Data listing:
######

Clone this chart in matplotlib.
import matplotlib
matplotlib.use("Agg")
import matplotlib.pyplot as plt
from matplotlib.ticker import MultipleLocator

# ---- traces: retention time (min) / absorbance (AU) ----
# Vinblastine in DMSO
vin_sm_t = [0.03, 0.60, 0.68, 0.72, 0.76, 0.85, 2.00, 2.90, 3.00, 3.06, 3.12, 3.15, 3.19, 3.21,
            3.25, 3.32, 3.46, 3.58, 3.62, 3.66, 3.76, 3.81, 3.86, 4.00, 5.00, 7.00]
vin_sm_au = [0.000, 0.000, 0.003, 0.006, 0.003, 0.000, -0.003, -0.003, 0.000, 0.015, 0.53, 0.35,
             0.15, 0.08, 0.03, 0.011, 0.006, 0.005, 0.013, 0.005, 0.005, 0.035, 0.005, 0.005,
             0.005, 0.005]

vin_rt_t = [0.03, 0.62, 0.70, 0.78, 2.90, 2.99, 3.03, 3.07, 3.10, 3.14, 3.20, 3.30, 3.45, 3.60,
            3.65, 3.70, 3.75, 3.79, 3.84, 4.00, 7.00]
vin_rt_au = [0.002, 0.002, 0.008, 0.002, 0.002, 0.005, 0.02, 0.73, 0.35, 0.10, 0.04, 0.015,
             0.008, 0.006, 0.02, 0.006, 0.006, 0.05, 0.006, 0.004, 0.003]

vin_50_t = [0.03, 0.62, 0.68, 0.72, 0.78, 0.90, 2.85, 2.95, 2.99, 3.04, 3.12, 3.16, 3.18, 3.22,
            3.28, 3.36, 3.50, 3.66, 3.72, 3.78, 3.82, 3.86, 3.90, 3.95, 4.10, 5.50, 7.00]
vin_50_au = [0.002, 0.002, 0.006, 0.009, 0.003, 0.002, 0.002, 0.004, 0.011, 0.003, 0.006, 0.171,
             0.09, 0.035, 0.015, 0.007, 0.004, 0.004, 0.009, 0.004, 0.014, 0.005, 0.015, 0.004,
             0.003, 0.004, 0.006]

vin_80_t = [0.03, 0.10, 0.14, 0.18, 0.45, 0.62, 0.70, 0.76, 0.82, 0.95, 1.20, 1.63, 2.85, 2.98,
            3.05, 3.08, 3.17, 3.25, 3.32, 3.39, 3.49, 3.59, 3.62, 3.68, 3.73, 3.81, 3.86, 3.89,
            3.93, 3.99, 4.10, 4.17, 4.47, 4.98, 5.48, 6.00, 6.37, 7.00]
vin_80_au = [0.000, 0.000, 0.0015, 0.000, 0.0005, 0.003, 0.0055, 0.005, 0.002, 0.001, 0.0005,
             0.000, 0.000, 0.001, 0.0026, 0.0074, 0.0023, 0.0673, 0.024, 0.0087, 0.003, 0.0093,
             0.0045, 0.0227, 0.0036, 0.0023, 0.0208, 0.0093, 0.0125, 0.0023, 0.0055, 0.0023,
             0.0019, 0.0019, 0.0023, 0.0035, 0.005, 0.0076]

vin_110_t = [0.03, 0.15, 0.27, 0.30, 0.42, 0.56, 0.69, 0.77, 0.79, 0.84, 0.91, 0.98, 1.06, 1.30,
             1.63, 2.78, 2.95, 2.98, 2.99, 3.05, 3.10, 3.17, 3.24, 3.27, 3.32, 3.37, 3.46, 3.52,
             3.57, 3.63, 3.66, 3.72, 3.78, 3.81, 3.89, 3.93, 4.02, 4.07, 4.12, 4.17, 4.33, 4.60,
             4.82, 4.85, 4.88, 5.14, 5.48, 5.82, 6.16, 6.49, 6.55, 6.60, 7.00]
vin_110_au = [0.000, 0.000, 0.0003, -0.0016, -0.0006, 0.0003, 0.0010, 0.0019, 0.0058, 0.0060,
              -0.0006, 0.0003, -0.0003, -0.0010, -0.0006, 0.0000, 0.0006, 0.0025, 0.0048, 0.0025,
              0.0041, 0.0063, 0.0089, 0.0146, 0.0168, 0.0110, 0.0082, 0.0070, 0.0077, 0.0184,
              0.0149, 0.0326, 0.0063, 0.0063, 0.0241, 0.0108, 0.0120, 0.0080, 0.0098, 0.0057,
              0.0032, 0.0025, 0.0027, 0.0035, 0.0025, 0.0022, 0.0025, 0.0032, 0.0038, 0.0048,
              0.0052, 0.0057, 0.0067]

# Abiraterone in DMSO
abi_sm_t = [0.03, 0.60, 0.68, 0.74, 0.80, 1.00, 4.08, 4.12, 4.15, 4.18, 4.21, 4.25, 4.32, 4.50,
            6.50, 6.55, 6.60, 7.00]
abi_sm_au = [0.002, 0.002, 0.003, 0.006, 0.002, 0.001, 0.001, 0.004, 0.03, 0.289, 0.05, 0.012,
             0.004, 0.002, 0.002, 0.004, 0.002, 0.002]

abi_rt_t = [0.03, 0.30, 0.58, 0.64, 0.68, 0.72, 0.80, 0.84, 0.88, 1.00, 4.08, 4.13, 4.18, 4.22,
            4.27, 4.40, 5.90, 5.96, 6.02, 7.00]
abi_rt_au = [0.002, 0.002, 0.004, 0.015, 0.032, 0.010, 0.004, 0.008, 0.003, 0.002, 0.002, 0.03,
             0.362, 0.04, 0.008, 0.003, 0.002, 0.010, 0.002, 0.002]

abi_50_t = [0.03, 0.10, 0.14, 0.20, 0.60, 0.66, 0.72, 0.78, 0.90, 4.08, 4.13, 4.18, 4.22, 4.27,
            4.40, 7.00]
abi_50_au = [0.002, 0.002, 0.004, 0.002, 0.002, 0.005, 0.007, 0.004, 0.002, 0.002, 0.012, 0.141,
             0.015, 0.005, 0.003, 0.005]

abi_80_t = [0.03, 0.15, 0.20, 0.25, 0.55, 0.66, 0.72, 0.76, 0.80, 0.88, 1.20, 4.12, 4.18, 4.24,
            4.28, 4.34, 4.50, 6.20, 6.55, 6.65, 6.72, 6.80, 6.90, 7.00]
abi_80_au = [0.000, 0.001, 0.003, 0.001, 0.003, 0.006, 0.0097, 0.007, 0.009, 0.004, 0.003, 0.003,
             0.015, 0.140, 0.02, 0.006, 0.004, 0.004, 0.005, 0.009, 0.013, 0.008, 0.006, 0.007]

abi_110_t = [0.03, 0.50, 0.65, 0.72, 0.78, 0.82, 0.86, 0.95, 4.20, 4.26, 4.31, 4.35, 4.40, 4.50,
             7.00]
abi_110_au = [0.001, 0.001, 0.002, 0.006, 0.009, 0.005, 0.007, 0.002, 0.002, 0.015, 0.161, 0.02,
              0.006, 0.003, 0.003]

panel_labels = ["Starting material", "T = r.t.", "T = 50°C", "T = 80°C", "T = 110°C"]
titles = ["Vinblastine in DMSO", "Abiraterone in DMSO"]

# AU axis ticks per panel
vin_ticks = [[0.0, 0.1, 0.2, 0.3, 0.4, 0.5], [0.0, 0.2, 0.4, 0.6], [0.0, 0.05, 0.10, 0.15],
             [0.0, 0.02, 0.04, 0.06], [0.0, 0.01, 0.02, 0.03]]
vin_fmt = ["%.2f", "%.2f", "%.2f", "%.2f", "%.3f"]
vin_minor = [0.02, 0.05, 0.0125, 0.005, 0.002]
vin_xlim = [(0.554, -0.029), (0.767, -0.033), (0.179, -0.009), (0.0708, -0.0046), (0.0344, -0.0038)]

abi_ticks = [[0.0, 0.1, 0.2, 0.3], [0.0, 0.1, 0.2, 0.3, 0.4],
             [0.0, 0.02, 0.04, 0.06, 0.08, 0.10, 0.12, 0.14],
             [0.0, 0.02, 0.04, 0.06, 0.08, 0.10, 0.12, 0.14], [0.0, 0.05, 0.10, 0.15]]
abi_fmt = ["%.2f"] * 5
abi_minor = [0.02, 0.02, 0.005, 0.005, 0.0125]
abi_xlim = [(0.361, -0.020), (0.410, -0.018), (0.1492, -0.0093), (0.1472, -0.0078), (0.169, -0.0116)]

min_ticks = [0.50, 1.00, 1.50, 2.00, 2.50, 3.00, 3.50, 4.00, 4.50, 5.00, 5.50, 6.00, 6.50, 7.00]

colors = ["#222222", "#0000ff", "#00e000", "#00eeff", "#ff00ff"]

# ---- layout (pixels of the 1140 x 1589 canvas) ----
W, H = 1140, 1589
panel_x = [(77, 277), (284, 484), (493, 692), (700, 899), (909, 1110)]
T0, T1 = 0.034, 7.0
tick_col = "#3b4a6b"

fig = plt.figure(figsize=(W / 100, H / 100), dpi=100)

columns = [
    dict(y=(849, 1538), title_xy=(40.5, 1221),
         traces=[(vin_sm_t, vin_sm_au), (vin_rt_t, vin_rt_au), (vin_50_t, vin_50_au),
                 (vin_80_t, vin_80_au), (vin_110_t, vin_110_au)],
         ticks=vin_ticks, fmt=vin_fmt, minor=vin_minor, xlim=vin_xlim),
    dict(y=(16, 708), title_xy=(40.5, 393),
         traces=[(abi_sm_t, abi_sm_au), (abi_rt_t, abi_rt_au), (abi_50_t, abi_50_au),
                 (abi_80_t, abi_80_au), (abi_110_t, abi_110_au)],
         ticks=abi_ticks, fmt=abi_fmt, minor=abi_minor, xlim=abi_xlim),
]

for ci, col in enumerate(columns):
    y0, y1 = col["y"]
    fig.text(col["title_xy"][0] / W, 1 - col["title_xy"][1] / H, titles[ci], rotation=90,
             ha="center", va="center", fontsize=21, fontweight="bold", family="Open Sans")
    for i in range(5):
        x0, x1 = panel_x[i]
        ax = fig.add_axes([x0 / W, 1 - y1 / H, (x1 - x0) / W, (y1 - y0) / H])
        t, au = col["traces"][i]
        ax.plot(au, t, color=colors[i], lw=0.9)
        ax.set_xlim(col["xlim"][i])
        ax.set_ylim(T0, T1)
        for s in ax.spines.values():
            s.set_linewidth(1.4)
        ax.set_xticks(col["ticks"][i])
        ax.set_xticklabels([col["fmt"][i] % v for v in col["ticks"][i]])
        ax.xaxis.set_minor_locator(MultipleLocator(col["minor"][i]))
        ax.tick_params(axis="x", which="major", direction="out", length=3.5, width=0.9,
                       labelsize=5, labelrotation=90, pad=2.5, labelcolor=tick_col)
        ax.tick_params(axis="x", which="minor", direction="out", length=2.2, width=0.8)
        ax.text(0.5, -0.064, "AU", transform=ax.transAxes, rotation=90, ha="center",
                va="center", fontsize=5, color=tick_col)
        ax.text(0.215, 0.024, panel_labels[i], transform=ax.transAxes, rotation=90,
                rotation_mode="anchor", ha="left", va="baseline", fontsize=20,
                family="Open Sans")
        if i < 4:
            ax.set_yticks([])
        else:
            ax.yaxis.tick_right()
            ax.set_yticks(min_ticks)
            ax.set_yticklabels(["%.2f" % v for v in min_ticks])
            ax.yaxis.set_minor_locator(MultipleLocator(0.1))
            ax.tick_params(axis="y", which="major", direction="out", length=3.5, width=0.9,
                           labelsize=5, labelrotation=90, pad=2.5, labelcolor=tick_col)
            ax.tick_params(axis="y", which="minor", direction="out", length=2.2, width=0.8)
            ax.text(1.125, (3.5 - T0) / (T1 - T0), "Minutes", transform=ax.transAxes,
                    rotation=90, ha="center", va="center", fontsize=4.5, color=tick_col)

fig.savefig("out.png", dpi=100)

######

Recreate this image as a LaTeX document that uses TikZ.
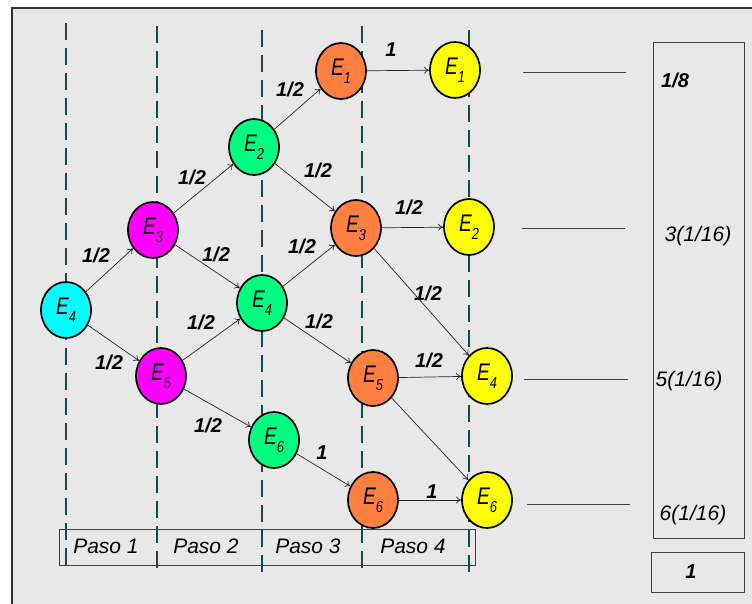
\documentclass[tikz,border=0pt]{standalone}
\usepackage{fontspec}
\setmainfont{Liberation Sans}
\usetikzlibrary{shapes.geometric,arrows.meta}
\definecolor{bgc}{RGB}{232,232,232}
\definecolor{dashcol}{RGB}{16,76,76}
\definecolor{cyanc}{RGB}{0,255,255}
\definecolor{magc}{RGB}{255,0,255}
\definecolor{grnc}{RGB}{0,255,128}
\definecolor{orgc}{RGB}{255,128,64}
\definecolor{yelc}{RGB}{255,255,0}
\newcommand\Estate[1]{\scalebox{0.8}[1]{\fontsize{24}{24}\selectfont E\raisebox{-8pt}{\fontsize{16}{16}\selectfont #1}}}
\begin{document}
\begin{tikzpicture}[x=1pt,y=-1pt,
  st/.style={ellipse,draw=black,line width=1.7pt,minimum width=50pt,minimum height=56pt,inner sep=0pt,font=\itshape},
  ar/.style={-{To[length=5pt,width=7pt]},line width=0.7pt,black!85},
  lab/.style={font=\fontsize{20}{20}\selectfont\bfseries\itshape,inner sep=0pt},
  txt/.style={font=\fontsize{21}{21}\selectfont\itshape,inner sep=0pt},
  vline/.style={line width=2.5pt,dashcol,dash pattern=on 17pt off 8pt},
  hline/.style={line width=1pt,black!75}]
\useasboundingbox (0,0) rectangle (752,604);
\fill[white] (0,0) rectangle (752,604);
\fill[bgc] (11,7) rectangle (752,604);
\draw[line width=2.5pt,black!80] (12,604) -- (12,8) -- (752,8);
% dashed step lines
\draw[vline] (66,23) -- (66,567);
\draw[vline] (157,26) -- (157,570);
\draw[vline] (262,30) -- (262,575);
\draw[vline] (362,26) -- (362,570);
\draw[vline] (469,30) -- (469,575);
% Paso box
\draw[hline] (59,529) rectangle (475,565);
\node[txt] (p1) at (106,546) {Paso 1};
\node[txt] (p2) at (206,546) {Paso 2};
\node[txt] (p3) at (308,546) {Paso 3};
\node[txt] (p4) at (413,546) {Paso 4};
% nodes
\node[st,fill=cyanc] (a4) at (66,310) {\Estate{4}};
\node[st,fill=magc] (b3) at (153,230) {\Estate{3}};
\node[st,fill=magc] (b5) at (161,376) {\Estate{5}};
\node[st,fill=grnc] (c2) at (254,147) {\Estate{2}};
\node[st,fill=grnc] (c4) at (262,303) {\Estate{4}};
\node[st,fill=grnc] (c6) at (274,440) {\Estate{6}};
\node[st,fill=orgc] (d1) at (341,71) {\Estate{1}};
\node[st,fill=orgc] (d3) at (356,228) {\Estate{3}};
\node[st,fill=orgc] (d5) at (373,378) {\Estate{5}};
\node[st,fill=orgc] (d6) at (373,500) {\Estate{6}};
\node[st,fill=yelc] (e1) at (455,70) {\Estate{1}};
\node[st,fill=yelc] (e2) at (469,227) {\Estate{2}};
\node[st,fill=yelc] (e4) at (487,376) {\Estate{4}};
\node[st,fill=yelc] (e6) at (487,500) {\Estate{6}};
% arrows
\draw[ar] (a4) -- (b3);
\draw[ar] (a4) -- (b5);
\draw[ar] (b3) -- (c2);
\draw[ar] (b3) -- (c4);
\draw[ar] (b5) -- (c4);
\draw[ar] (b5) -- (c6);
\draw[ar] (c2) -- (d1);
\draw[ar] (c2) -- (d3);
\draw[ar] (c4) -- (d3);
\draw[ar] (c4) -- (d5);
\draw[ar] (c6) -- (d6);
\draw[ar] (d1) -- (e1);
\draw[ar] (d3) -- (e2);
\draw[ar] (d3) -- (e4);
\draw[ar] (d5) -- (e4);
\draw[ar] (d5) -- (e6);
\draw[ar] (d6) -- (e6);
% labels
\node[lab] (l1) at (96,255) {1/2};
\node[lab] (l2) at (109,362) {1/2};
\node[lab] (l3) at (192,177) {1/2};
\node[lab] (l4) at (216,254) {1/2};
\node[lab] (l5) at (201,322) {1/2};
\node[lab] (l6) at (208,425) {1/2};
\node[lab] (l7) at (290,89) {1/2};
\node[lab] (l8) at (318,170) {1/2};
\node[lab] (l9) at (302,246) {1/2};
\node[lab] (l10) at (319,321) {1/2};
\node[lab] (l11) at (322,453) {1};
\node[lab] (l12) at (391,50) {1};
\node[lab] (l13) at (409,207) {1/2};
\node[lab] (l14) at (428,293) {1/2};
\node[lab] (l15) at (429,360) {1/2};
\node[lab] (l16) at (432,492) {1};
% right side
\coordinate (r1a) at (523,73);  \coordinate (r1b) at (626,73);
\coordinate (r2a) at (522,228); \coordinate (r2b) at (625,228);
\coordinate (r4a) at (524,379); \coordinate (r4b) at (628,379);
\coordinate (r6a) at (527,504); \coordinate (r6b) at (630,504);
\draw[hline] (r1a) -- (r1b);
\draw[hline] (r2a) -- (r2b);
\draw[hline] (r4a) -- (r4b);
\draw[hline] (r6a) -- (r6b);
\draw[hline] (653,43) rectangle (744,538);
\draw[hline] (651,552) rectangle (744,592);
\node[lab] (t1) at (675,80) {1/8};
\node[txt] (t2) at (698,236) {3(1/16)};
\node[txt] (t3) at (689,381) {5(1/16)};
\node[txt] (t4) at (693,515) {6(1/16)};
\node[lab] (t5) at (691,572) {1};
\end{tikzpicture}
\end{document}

######

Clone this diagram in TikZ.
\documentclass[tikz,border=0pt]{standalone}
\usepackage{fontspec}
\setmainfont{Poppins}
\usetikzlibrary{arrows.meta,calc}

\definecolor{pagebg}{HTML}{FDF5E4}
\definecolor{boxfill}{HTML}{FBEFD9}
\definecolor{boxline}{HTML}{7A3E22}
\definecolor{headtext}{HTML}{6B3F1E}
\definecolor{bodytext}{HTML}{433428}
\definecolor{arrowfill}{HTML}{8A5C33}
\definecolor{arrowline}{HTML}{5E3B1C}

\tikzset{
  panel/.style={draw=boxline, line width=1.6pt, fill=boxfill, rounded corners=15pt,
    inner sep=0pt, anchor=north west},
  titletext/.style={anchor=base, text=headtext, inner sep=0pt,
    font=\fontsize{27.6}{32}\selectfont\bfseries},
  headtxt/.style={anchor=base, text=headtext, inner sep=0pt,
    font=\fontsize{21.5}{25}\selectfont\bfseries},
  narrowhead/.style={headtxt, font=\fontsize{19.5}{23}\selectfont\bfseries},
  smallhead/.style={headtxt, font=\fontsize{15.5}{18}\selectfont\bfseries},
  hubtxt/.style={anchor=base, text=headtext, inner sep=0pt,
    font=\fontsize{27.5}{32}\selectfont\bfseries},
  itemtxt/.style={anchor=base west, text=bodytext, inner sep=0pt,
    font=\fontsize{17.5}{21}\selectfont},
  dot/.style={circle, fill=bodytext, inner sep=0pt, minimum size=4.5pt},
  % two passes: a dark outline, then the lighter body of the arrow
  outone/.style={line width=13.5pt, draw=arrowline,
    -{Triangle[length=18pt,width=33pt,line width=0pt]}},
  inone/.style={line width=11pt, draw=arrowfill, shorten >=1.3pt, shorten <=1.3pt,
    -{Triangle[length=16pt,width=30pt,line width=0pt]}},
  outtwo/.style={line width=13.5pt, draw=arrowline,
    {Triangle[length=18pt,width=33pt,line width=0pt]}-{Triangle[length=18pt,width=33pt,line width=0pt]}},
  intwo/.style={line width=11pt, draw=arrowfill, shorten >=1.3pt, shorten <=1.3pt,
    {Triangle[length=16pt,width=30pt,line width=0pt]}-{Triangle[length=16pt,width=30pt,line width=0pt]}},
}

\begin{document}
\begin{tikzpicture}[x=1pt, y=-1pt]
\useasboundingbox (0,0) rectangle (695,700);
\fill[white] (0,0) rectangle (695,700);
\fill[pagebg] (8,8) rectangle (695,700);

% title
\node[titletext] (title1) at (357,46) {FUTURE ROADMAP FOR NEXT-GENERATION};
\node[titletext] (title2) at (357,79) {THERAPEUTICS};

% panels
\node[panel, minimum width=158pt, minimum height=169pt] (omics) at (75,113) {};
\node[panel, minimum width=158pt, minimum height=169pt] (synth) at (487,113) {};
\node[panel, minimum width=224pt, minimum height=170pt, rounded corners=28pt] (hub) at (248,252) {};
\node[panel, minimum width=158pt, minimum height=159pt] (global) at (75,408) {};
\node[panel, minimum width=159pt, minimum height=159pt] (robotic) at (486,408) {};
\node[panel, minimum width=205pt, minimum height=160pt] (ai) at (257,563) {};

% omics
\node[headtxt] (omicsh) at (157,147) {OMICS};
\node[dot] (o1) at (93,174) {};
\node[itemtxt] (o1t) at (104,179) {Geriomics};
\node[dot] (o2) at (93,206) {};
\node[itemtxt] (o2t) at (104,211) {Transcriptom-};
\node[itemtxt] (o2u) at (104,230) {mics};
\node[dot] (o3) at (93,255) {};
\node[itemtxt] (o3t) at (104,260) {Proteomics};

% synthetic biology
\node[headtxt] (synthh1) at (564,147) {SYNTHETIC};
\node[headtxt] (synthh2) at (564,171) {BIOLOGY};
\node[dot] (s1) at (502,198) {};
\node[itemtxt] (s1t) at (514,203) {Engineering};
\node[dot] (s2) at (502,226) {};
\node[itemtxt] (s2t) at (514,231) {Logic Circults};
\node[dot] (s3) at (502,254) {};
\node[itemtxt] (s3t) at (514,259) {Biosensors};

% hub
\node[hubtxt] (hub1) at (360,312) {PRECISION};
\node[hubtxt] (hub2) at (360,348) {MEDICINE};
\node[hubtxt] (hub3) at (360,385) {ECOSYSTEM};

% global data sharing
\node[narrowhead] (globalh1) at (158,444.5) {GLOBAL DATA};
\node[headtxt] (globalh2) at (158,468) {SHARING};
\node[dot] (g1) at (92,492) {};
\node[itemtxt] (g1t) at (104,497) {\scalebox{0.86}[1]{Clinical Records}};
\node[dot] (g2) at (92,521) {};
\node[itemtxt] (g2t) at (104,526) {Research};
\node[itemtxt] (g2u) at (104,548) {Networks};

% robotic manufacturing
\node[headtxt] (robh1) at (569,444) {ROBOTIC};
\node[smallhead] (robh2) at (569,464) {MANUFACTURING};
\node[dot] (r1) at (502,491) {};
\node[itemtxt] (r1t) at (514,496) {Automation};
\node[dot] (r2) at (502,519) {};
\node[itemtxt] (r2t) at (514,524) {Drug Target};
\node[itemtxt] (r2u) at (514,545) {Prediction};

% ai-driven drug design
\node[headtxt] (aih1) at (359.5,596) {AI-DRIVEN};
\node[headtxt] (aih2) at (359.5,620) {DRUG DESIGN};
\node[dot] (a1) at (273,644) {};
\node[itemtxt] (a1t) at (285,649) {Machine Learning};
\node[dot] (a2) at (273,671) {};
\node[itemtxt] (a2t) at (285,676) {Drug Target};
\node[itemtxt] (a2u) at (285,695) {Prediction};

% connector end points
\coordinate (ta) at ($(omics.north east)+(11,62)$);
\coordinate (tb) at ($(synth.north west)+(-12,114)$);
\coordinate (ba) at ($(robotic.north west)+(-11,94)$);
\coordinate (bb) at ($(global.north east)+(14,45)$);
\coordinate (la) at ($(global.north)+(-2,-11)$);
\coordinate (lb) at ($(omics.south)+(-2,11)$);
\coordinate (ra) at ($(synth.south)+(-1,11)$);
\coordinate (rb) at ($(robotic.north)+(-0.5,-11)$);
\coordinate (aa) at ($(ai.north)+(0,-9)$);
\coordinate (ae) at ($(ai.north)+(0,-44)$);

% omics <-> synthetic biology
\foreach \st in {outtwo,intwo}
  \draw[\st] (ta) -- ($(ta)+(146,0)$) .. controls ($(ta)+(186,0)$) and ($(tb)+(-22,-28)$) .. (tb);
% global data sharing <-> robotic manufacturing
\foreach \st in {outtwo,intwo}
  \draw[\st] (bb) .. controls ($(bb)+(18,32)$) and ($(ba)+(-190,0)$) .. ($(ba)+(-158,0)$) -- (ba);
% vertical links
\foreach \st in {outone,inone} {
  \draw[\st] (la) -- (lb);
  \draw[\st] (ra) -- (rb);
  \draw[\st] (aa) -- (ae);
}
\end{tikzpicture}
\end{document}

######

* **What the exercise asks**
Return exactly, and only, the lines from the one containing "Clone this chart in matplotlib." down to the one containing "from matplotlib.ticker import MultipleLocator", with both of those lines included.

* **Solution**
Clone this chart in matplotlib.
import matplotlib
matplotlib.use("Agg")
import matplotlib.pyplot as plt
from matplotlib.ticker import MultipleLocator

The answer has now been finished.